We have made a service wrapper using flask for our prediction model. Now whenever the group of users write or post the messages in format of text, it will request our service wrapper and our service wrapper will load the Machine learning model which is in pickle file. this ML model will predict whether the given message is bullying or non-bullying i.e either 1 or 0 and will return to the service wrapper. Later our service wrapper will respond to the users, whether the message enter is bullying or non-bullying.
postman.mov
We have tested our prediction service using flask on postman. The request and response body we have used is shown in the about video
We have created a Multi Group chat application using python sockets and Tkinder GUI. It has the functionalities to create room or join room using room Id and send messages within a room.
Whenever the user posts a message in the chat, our prediction service will the load the model and if the text enter is categorized as non-bullying then text or messages will be displayed on the chat screen as shown in the video below.
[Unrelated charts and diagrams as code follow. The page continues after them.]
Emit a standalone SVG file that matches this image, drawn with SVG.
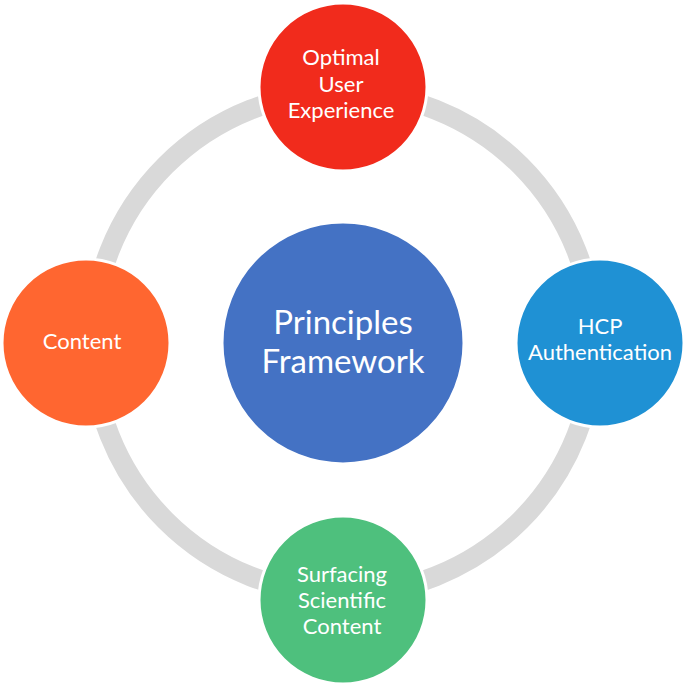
<svg xmlns="http://www.w3.org/2000/svg" width="685" height="685" viewBox="0 0 685 685">
<style>
.ring{fill:none;stroke:#D9D9D9;stroke-width:20}
.node{stroke:#FFFFFF;stroke-width:3}
.t{font-family:Lato,"Open Sans","Liberation Sans",sans-serif;fill:#FFFFFF;text-anchor:middle}
.s{font-size:22px}
.c{font-size:33px}
</style>
<rect width="685" height="685" fill="#FFFFFF"/>
<g id="connectors">
<path class="ring" d="M343 92 A251 251 0 0 1 594 343"/>
<path class="ring" d="M594 343 A251 251 0 0 1 343 594"/>
<path class="ring" d="M343 594 A251 251 0 0 1 92 343"/>
<path class="ring" d="M92 343 A251 251 0 0 1 343 92"/>
</g>
<g id="center">
<circle cx="343" cy="343" r="121" fill="#4472C4" class="node"/>
<text class="t c" x="343" y="334">Principles</text>
<text class="t c" x="343" y="373">Framework</text>
</g>
<g id="top">
<circle cx="343" cy="87" r="84" fill="#F12B1C" class="node"/>
<text class="t s" x="341" y="65">Optimal</text>
<text class="t s" x="341" y="91.5">User</text>
<text class="t s" x="341" y="118">Experience</text>
</g>
<g id="right">
<circle cx="600" cy="343" r="84" fill="#1F91D4" class="node"/>
<text class="t s" x="600" y="334">HCP</text>
<text class="t s" x="600" y="360">Authentication</text>
</g>
<g id="bottom">
<circle cx="343" cy="600" r="84" fill="#4EC07D" class="node"/>
<text class="t s" x="342" y="582">Surfacing</text>
<text class="t s" x="342" y="608">Scientific</text>
<text class="t s" x="342" y="634">Content</text>
</g>
<g id="left">
<circle cx="86" cy="343" r="84" fill="#FF6630" class="node"/>
<text class="t s" x="82" y="349">Content</text>
</g>
</svg>
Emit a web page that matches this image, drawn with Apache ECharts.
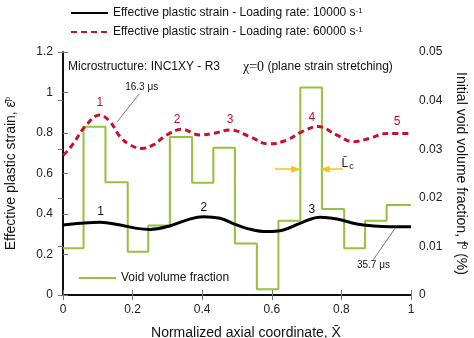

Whenever the user posts a message in the chat, our prediction service will load the model and if the text enter is categorized as bullying, then the message will be not displayed on the chat screen, the sender will get the warning as Stop bullying people and behave decently and the receiver will not receive the bullying message. Instead, they will be informed that a bullying message has been detected it and it is hidden as shown in the video below.
chat_application.mov
- Clone this repository and unzip it.
- Begin a new virtual environment with Python 3 and activate it.
- Install the required packages using pip install -r requirements.txt.
- First in the code folder run the .ipynb file and generate all the pickle file in it.
- then in the service_testing folder to run the prediction service wrapper execute the command: flask run.
- then in the safechat folder to run the group chat application first run server.py. then client.py, and then run client_GUI.py.